There’s only one way to satisfy these constraints: set the impossible events to have zero probability (i.e., \(P(x | A) = 0\) if \(x\) is not in \(A\)), and then divide the probabilities of all the others by \(P(A)\). In this case, since \(P(A) = 0.9\), we divide by 0.9. This gives:

which pants? | elementary event | old prob, \(P(x)\) | new prob, \(P(x | A)\) |
---|---|---|---|

blue jeans | \(x_1\) | 0.5 | 0.556 |

grey jeans | \(x_2\) | 0.3 | 0.333 |

black jeans | \(x_3\) | 0.1 | 0.111 |

black suit | \(x_4\) | 0 | 0 |

blue tracksuit | \(x_5\) | 0.1 | 0 |

In mathematical terms, we say that

\[P(x | A) = \frac{P(x)}{P(A)} \nonumber \]

if \(x \in A\), and \(P(x|A) = 0\) otherwise.
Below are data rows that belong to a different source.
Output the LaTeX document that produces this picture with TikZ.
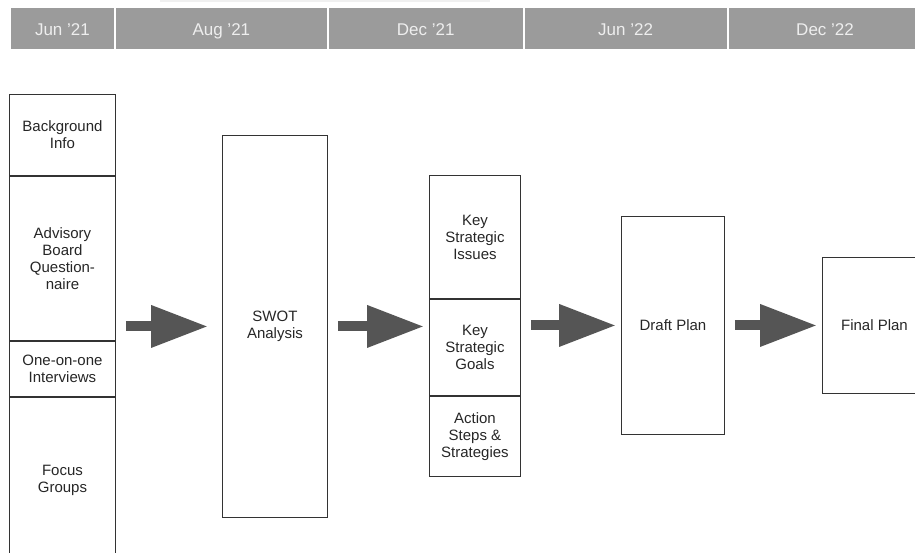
\documentclass[tikz,border=0pt]{standalone}
\usepackage{fontspec}
\setmainfont{Liberation Sans}
\usetikzlibrary{positioning,arrows.meta}
\definecolor{barfill}{HTML}{9B9B9B}
\definecolor{bartext}{HTML}{EEEEEE}
\definecolor{arrowgray}{HTML}{555555}

\begin{document}
\begin{tikzpicture}[
  x=1pt, y=-1pt,
  stage/.style={draw=black!80, line width=0.9pt, align=center, inner sep=2pt,
    anchor=north west, text=black!85, font=\fontsize{15}{17}\selectfont},
  month/.style={draw=white, line width=0.9pt, fill=barfill, text=bartext,
    anchor=north west, minimum height=42pt, inner sep=0pt,
    text height=14.5pt, text depth=0.5pt, font=\fontsize{17}{20}\selectfont},
  flow/.style={line width=10pt, draw=arrowgray, shorten <=10pt, shorten >=5pt,
    -{Triangle[length=57pt,width=40pt]}},
  node distance=0pt
]
\useasboundingbox (0,0) rectangle (915,552);
\clip (0,0) rectangle (915,552);
\fill[black!6] (160,0) rectangle (490,2);

% timeline bar
\node[month, minimum width=104pt] (m1) at (10,7) {Jun '21};
\node[month, minimum width=212pt, right=of m1] (m2) {Aug '21};
\node[month, minimum width=195pt, right=of m2] (m3) {Dec '21};
\node[month, minimum width=203pt, right=of m3] (m4) {Jun '22};
\node[month, minimum width=194pt, right=of m4] (m5) {Dec '22};

% inputs
\node[stage, minimum width=106pt, minimum height=81pt] (bg) at (9,94) {Background\\Info};
\node[stage, minimum width=106pt, minimum height=164pt, below=of bg] (adv) {Advisory\\Board\\Question-\\naire};
\node[stage, minimum width=106pt, minimum height=55pt, below=of adv] (one) {One-on-one\\Interviews};
\node[stage, minimum width=106pt, minimum height=166pt, below=of one] (focus) {Focus\\Groups};

\node[stage, minimum width=105pt, minimum height=382pt] (swot) at (222,135) {SWOT\\Analysis};

% strategy stack
\node[stage, minimum width=91pt, minimum height=123pt] (issues) at (429,175) {Key\\Strategic\\Issues};
\node[stage, minimum width=91pt, minimum height=96pt, below=of issues] (goals) {Key\\Strategic\\Goals};
\node[stage, minimum width=91pt, minimum height=80pt, below=of goals] (steps) {Action\\Steps \&\\Strategies};

\node[stage, minimum width=103pt, minimum height=218pt] (draft) at (621,216) {Draft Plan};
\node[stage, minimum width=104pt, minimum height=136pt] (final) at (822,257) {Final Plan};

\draw[flow, shorten >=14pt] (adv.east |- swot.west) -- (swot.west);
\draw[flow] (swot.east) -- (swot.east -| goals.west);
\draw[flow] (goals.east |- draft.west) -- (draft.west);
\draw[flow] (draft.east) -- (final.west |- draft.east);
\end{tikzpicture}
\end{document}
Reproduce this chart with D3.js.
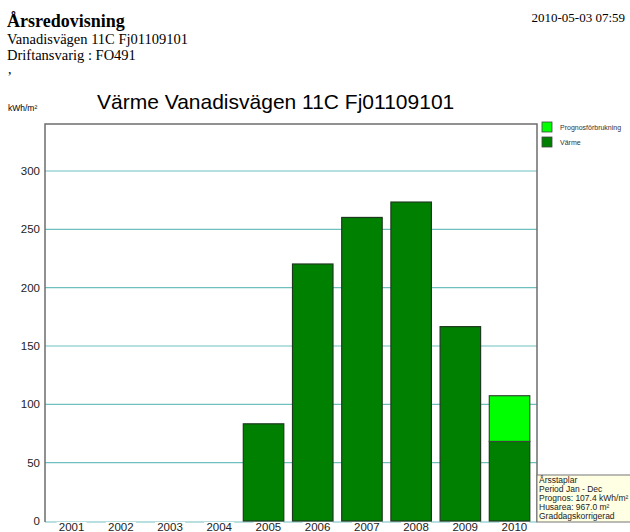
<html>
<head>
  <script src="https://d3js.org/d3.v7.min.js"></script>
  <style>
    body { margin: 0; background: #fff; }
    svg text { font-family: "Liberation Sans", Arial, sans-serif; }
    svg text.serif { font-family: "Liberation Serif", "Times New Roman", serif; }
  </style>
</head>
<body>
<svg id="chart" width="630" height="532"></svg>
<script>
  // Data
  const years = ["2001","2002","2003","2004","2005","2006","2007","2008","2009","2010"];
  const varme = [0, 0, 0, 0, 83.3, 220.3, 260.2, 273.4, 166.6, 68.2];
  const prognos = [0, 0, 0, 0, 0, 0, 0, 0, 0, 39.2];
  const yTicks = [0, 50, 100, 150, 200, 250, 300];
  const infoLines = ["Årsstaplar", "Period Jan - Dec", "Prognos: 107.4 kWh/m²", "Husarea: 967.0 m²", "Graddagskorrigerad"];

  const svg = d3.select("#chart");

  // Page header
  svg.append("text").attr("class", "serif").attr("x", 7).attr("y", 27)
    .attr("font-size", 18).attr("font-weight", "bold").text("Årsredovisning");
  svg.append("text").attr("class", "serif").attr("x", 7).attr("y", 44)
    .attr("font-size", 14.5).text("Vanadisvägen 11C Fj01109101");
  svg.append("text").attr("class", "serif").attr("x", 7).attr("y", 60)
    .attr("font-size", 14.5).text("Driftansvarig : FO491");
  svg.append("text").attr("class", "serif").attr("x", 8).attr("y", 74)
    .attr("font-size", 14).text(",");
  svg.append("text").attr("class", "serif").attr("x", 625).attr("y", 22)
    .attr("font-size", 13).attr("text-anchor", "end").text("2010-05-03 07:59");

  // Chart title
  svg.append("text").attr("x", 97).attr("y", 109).attr("font-size", 21)
    .text("Värme Vanadisvägen 11C Fj01109101");
  svg.append("text").attr("x", 8).attr("y", 111).attr("font-size", 8.5)
    .text("kWh/m²");

  const pLeft = 45, pRight = 537, pTop = 124, pBottom = 521;
  const x = d3.scaleBand().domain(years).range([pLeft, pRight]);
  const y = d3.scaleLinear().domain([0, 340.3]).range([pBottom, pTop]);

  // grid lines
  svg.append("g").selectAll("line").data(yTicks.filter(d => d > 0)).join("line")
    .attr("x1", pLeft).attr("x2", pRight)
    .attr("y1", d => y(d)).attr("y2", d => y(d))
    .attr("stroke", "#6fbfbf").attr("stroke-width", 1.2);

  // bottom teal line
  svg.append("line").attr("x1", pLeft).attr("x2", pRight)
    .attr("y1", pBottom + 1).attr("y2", pBottom + 1)
    .attr("stroke", "#9fd4d4").attr("stroke-width", 1.5);

  // y tick labels
  svg.append("g").selectAll("text").data(yTicks).join("text")
    .attr("x", 40).attr("y", d => y(d) + 4)
    .attr("text-anchor", "end").attr("font-size", 11.5).attr("fill", "#222")
    .text(d => d);

  // bars
  const barW = 40.5;
  const g = svg.append("g");
  years.forEach((yr, i) => {
    if (varme[i] > 0) {
      g.append("rect")
        .attr("x", x(yr) + 1.5).attr("width", barW)
        .attr("y", y(varme[i])).attr("height", y(0) - y(varme[i]))
        .attr("fill", "#008000").attr("stroke", "#1e3a1e").attr("stroke-width", 1.2);
    }
    if (prognos[i] > 0) {
      g.append("rect")
        .attr("x", x(yr) + 1.5).attr("width", barW)
        .attr("y", y(varme[i] + prognos[i])).attr("height", y(varme[i]) - y(varme[i] + prognos[i]))
        .attr("fill", "#00ff00").attr("stroke", "#3a4a3a").attr("stroke-width", 1.2);
    }
  });

  // frame
  svg.append("path")
    .attr("d", `M${pLeft},${pBottom + 1}V${pTop}H${pRight}V${pBottom + 1}`)
    .attr("fill", "none").attr("stroke", "#6e6e6e").attr("stroke-width", 1.5);

  // x labels with white background
  const xl = svg.append("g").selectAll("g").data(years).join("g")
    .attr("transform", d => `translate(${x(d) + x.bandwidth() / 2 + 2},531)`);
  xl.append("rect").attr("x", -15).attr("y", -9).attr("width", 30).attr("height", 12).attr("fill", "#fff");
  xl.append("text").attr("text-anchor", "middle").attr("font-size", 11.5).attr("fill", "#222").text(d => d);

  // legend
  const legend = [["Prognosförbrukning", "#00ff00"], ["Värme", "#008000"]];
  const lg = svg.append("g").selectAll("g").data(legend).join("g")
    .attr("transform", (d, i) => `translate(542,${122 + i * 15})`);
  lg.append("rect").attr("width", 10).attr("height", 10)
    .attr("fill", d => d[1]).attr("stroke", "#444").attr("stroke-width", 0.8);
  lg.append("text").attr("x", 18).attr("y", 8).attr("font-size", 7).attr("fill", "#333").text(d => d[0]);

  // info box
  svg.append("rect").attr("x", 537).attr("y", 475).attr("width", 95).attr("height", 47)
    .attr("fill", "#ffffe4").attr("stroke", "#777").attr("stroke-width", 1);
  svg.append("g").selectAll("text").data(infoLines).join("text")
    .attr("x", 539).attr("y", (d, i) => 483 + i * 9)
    .attr("font-size", 8.5).attr("fill", "#222").text(d => d);
</script>
</body>
</html>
And therefore…

\[\begin{array}{rcl} P(B | A) &=& P(x_3 | A) + P(x_4 | A) \\ &=& \displaystyle\frac{P(x_3)}{P(A)} + 0 \\ &=& \displaystyle\frac{P(x_3)}{P(A)} \end{array} \nonumber \]

Now, recalling that \(A \cap B = (x_3)\), we can write this as

\[P(B | A) = \frac{P(A \cap B)}{P(A)} \nonumber \]

and if we multiply both sides by \(P(A)\) we obtain:

\[P(A \cap B) = P(B| A) P(A) \nonumber \]

which is the third rule that we had listed in the table.